● Aim:
Set down, exactly as written, the lines from the top of the data to the line that holds "import plotly.graph_objects as go", and omit the pictures.

● Information shown:
---

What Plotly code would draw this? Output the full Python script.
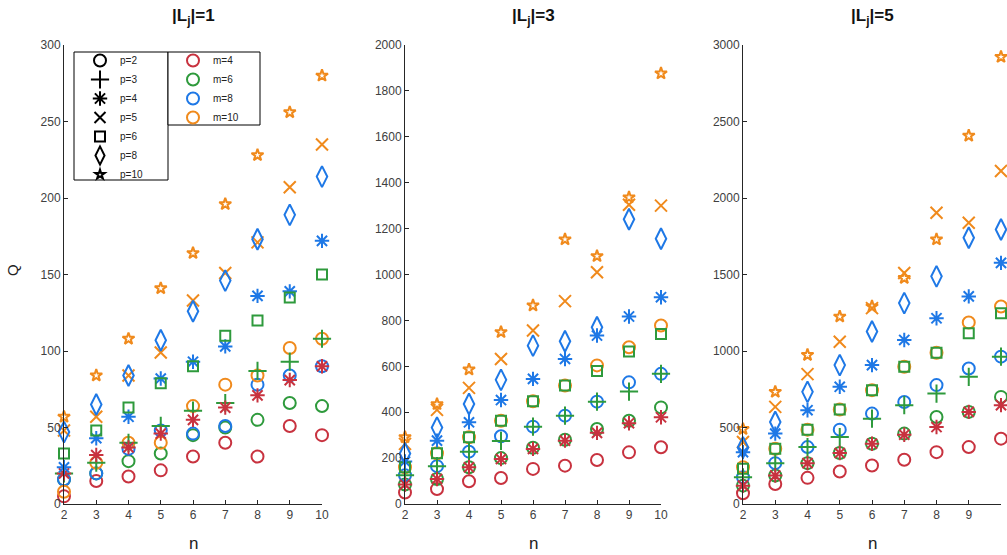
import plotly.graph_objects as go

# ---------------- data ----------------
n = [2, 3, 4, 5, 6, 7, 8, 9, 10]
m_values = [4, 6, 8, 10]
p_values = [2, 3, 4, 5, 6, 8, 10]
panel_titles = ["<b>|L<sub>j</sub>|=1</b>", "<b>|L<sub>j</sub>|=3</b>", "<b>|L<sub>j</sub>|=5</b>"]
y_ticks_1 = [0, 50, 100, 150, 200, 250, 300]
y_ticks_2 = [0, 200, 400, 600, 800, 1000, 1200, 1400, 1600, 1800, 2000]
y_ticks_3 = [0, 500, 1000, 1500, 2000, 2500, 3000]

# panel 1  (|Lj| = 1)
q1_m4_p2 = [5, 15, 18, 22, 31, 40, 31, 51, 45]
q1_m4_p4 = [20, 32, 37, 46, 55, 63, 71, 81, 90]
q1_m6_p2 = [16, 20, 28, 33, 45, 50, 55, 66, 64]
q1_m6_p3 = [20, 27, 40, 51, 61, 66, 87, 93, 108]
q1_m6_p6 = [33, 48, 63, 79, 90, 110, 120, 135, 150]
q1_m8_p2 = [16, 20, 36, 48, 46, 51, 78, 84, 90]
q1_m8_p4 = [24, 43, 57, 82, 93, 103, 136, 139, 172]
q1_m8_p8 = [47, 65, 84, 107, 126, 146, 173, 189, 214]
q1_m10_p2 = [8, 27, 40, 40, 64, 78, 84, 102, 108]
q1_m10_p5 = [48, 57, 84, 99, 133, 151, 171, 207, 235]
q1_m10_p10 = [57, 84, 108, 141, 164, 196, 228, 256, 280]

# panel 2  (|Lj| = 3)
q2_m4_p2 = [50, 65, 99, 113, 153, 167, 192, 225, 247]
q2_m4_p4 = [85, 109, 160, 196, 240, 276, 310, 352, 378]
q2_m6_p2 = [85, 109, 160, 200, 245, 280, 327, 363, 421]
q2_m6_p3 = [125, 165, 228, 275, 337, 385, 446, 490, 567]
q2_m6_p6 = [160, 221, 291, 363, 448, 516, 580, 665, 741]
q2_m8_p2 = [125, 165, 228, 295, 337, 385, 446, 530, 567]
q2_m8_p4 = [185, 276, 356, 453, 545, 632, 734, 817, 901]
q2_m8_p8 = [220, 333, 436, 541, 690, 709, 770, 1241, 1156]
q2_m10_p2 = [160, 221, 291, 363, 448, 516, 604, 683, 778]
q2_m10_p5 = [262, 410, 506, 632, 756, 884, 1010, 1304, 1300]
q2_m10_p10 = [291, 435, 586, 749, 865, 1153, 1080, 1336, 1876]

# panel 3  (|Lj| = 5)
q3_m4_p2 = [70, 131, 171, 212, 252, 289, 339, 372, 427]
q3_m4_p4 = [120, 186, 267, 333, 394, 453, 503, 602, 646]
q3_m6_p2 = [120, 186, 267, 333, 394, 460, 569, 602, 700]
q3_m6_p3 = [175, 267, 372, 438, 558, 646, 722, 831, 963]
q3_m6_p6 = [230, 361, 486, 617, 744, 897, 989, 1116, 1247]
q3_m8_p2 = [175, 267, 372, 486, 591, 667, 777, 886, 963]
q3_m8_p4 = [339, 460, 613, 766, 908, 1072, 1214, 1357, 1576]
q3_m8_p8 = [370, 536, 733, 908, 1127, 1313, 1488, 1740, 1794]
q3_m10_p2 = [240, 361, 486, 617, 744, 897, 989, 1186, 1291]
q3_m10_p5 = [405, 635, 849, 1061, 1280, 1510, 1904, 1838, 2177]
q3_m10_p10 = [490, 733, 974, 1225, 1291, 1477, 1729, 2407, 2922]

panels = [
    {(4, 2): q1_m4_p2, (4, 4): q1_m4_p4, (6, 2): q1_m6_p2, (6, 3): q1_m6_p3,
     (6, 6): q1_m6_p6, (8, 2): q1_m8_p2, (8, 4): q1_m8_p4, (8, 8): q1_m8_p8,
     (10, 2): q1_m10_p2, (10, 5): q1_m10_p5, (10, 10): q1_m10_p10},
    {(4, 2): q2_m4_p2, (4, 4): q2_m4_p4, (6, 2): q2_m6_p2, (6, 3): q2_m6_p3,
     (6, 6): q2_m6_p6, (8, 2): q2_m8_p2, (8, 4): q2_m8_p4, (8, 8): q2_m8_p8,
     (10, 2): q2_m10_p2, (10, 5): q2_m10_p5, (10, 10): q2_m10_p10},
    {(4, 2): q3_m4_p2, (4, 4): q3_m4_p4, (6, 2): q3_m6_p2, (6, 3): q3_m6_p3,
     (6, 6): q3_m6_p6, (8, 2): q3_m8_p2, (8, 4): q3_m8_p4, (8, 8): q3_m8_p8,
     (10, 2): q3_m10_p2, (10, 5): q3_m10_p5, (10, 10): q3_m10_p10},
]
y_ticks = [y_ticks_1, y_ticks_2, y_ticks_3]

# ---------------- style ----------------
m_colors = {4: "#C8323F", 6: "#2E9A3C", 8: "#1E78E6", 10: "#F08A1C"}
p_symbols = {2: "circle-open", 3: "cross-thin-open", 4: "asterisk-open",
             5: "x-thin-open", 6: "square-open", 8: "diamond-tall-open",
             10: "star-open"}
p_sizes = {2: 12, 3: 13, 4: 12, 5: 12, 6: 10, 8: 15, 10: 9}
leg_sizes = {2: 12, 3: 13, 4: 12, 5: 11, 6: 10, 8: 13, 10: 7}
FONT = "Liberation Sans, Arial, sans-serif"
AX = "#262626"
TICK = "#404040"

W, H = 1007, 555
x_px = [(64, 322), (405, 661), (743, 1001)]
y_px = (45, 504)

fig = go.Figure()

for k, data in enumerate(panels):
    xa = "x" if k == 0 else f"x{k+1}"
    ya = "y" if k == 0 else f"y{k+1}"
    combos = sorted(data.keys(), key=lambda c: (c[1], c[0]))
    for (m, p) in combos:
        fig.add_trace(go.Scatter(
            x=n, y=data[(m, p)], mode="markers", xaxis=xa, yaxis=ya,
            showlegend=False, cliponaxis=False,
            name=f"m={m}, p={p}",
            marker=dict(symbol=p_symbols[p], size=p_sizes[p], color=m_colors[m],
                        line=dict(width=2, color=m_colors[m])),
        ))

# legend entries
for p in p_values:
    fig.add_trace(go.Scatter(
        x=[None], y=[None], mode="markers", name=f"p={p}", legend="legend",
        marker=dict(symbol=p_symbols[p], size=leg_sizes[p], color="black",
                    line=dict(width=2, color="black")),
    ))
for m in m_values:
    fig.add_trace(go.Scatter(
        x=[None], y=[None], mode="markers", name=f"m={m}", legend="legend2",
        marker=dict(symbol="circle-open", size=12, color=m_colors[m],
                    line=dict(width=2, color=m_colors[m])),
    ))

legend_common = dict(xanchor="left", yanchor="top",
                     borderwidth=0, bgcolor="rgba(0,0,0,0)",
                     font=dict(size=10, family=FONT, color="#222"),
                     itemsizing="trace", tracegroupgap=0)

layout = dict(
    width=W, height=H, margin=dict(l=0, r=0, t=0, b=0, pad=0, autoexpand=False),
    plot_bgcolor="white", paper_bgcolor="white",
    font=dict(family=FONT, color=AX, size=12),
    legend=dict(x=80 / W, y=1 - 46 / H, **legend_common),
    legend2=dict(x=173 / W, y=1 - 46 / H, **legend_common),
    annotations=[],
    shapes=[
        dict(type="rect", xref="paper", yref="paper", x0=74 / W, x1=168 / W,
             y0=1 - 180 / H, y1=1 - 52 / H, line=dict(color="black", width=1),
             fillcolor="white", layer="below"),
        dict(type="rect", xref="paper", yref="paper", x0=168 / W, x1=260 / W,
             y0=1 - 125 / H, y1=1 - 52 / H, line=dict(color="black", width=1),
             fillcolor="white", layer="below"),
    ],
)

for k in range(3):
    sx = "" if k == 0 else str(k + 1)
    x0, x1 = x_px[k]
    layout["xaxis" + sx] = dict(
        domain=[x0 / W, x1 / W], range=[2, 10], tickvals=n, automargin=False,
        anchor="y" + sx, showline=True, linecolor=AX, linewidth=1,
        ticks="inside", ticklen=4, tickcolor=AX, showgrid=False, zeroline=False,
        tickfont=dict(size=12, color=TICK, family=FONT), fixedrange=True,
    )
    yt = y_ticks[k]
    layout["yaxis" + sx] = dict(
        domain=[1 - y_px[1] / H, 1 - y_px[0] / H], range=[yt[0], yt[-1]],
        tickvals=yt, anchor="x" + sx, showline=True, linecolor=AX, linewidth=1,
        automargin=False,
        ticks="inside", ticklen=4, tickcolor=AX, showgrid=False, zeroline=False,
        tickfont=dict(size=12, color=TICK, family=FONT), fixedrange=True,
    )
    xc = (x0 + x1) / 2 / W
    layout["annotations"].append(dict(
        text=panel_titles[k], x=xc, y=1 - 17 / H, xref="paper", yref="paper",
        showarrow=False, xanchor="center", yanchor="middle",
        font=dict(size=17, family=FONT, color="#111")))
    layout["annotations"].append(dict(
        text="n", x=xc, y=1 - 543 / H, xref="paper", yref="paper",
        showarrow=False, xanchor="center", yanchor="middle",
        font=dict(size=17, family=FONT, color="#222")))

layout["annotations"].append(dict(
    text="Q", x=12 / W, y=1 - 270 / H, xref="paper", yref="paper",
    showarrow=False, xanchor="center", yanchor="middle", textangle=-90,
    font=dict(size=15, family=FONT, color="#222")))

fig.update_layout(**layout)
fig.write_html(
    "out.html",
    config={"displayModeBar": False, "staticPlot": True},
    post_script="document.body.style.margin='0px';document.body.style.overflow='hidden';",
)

---

● Answer to this problem:
What Plotly code would draw this? Output the full Python script.
import plotly.graph_objects as go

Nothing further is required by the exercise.